Monday, February 1, 2010

My Greatest Love

My Greatest Love

I met him when I was very young. I accepted him easily and spoke to him often over the years going to him to help me work out feelings of loneliness. He was always there for me and I took him for granted.


In my 20’s I still had a relationship with him but it was distant. I had my own agenda and no longer listened to his whispers of wisdom. I had a plan of my own and believed that I could achieve my goals without his guidance. I thanked him for the good things in my life but rarely consulted him in the decisions I made. My decisions were sometimes poor and clouded by my desire to be loved.


I eventually stopped listening to him altogether.


When I choose to dwell in a dark place, he forgave me before I even asked him to. I fell hard in the darkness and tried in vain to swim out of the murky water I dove into. Finally when I thought I might drown, I called for him, surrendered my life to him once again as I had as a child and he swooped in without questioning me, breathing new life into my soul. The love that overcame me was like a peace I had forgotten existed. I no longer had to strive and struggle only to sink…my life was in his hands and I could trust him completely. The love I had with the Lord freed me from my insecurities, my fears of being alone and gave me the knowledge that I could do all things through him that strengthened me.
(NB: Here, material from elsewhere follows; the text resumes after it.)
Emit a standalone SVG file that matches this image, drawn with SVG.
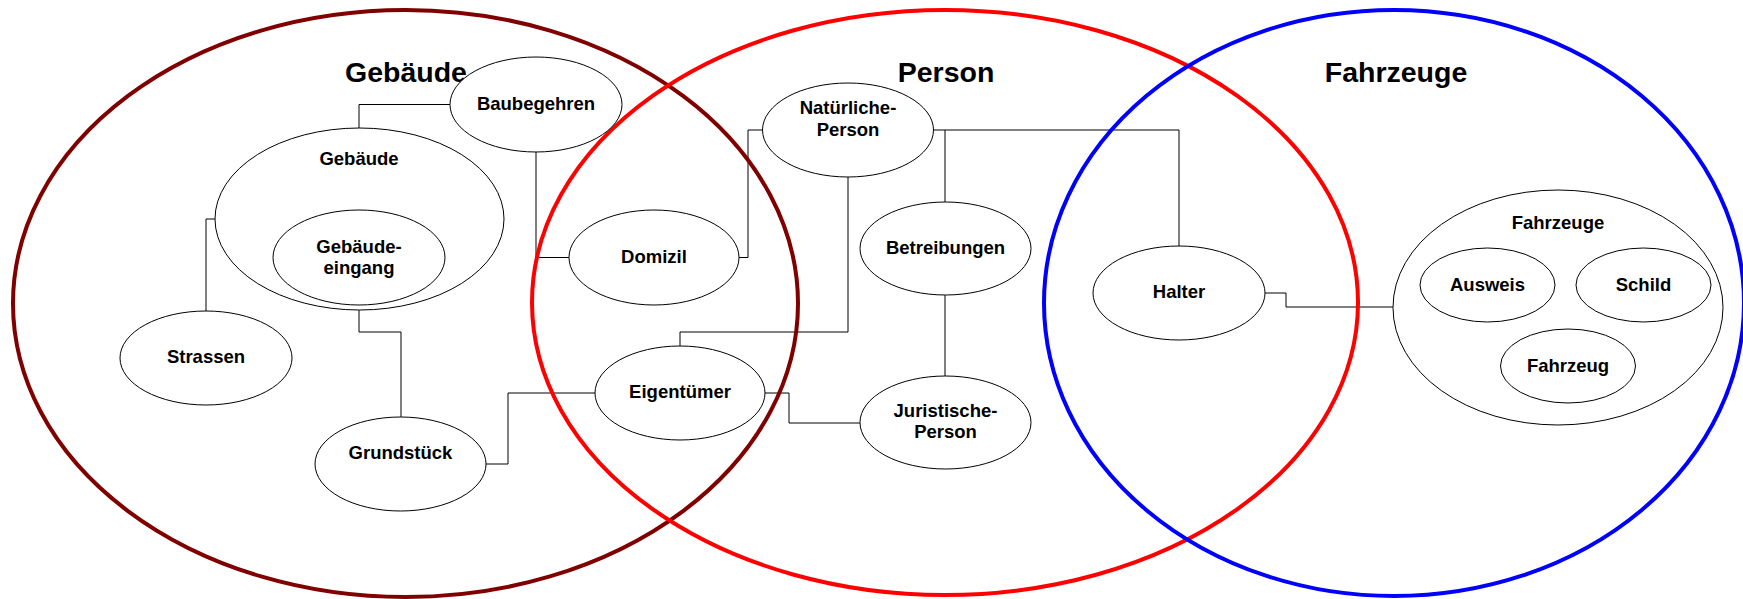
<svg xmlns="http://www.w3.org/2000/svg" width="1743" height="599" viewBox="0 0 1743 599">
<style>
.node{fill:#fff;stroke:#000;stroke-width:1}
.lbl{font-family:"Liberation Sans",Arial,sans-serif;font-weight:bold;font-size:18.5px;text-anchor:middle;fill:#000}
.ttl{font-family:"Liberation Sans",Arial,sans-serif;font-weight:bold;font-size:28.5px;text-anchor:middle;fill:#000}
.conn{fill:none;stroke:#000;stroke-width:1}
.set{fill:none;stroke-width:4}
</style>
<rect width="1743" height="599" fill="#fff"/>
<g id="connectors">
<polyline class="conn" points="450,104.5 359,104.5 359,128"/>
<polyline class="conn" points="536,152 536,257.5 569,257.5"/>
<polyline class="conn" points="215,219 206,219 206,311"/>
<polyline class="conn" points="359,310 359,332 401,332 401,417"/>
<polyline class="conn" points="486,464 508,464 508,393 596,393"/>
<polyline class="conn" points="739,257.5 748,257.5 748,130 763,130"/>
<polyline class="conn" points="934,130 1179,130 1179,246"/>
<polyline class="conn" points="945,130 945,202"/>
<polyline class="conn" points="848,177 848,332 680,332 680,346"/>
<polyline class="conn" points="765,393 789,393 789,423 860,423"/>
<polyline class="conn" points="945,295 945,376"/>
<polyline class="conn" points="1265,293 1286,293 1286,307 1393,307"/>
</g>
<g id="set-gebaeude">
<ellipse class="set" stroke="#800000" cx="405.5" cy="303.5" rx="392.5" ry="293.5"/>
<text class="ttl" x="406" y="82">Gebäude</text>
</g>
<g id="set-person">
<ellipse class="set" stroke="#ff0000" cx="945" cy="302.5" rx="413" ry="292.5"/>
<text class="ttl" x="946" y="82">Person</text>
</g>
<g id="set-fahrzeuge">
<ellipse class="set" stroke="#0000ff" cx="1394" cy="303" rx="350" ry="293"/>
<text class="ttl" x="1396" y="82">Fahrzeuge</text>
</g>
<g id="baubegehren">
<ellipse class="node" cx="536" cy="104.5" rx="86" ry="47.5"/>
<text class="lbl" x="536" y="110">Baubegehren</text>
</g>
<g id="gebaeude">
<ellipse class="node" cx="359.5" cy="219" rx="144.5" ry="91"/>
<text class="lbl" x="359" y="165">Gebäude</text>
</g>
<g id="gebaeudeeingang">
<ellipse class="node" cx="359" cy="257.5" rx="86" ry="47.5"/>
<text class="lbl" x="359" y="253">Gebäude-</text>
<text class="lbl" x="359" y="274">eingang</text>
</g>
<g id="strassen">
<ellipse class="node" cx="206" cy="358" rx="86" ry="47"/>
<text class="lbl" x="206" y="363">Strassen</text>
</g>
<g id="grundstueck">
<ellipse class="node" cx="400.5" cy="464" rx="85.5" ry="47"/>
<text class="lbl" x="400.5" y="459">Grundstück</text>
</g>
<g id="domizil">
<ellipse class="node" cx="654" cy="257.5" rx="85" ry="47.5"/>
<text class="lbl" x="654" y="263">Domizil</text>
</g>
<g id="natuerliche-person">
<ellipse class="node" cx="848" cy="130" rx="85.5" ry="47"/>
<text class="lbl" x="848" y="114">Natürliche-</text>
<text class="lbl" x="848" y="136">Person</text>
</g>
<g id="betreibungen">
<ellipse class="node" cx="945.5" cy="248.5" rx="85.5" ry="46.5"/>
<text class="lbl" x="945.5" y="254">Betreibungen</text>
</g>
<g id="eigentuemer">
<ellipse class="node" cx="680" cy="393" rx="85" ry="47"/>
<text class="lbl" x="680" y="398">Eigentümer</text>
</g>
<g id="juristische-person">
<ellipse class="node" cx="945.5" cy="422.5" rx="85.5" ry="46.5"/>
<text class="lbl" x="945.5" y="417">Juristische-</text>
<text class="lbl" x="945.5" y="438">Person</text>
</g>
<g id="halter">
<ellipse class="node" cx="1179" cy="293" rx="86" ry="47"/>
<text class="lbl" x="1179" y="298">Halter</text>
</g>
<g id="fahrzeuge">
<ellipse class="node" cx="1558" cy="307.5" rx="165" ry="117.5"/>
<text class="lbl" x="1558" y="229">Fahrzeuge</text>
</g>
<g id="ausweis">
<ellipse class="node" cx="1487.5" cy="285" rx="67.5" ry="37"/>
<text class="lbl" x="1487.5" y="291">Ausweis</text>
</g>
<g id="schild">
<ellipse class="node" cx="1643.5" cy="285" rx="67.5" ry="37"/>
<text class="lbl" x="1643.5" y="291">Schild</text>
</g>
<g id="fahrzeug">
<ellipse class="node" cx="1568" cy="366" rx="67.5" ry="37"/>
<text class="lbl" x="1568" y="372">Fahrzeug</text>
</g>
</svg>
I live a fulfilling life with my loving husband and two beautiful daughters and I know it is because I listened to God's plan for me that I am where I am. Life is not perfect and I do struggle like everyone else, but I know that during THOSE times, I can lean on Him and He will carry me through, whispering wisdom in my ear like he did when I was a child.


Today and everyday I will listen and know that He is Lord of my life, my greatest love.

Have a Happy Valentines Day.

May you love the Lord with all your heart, mind and soul!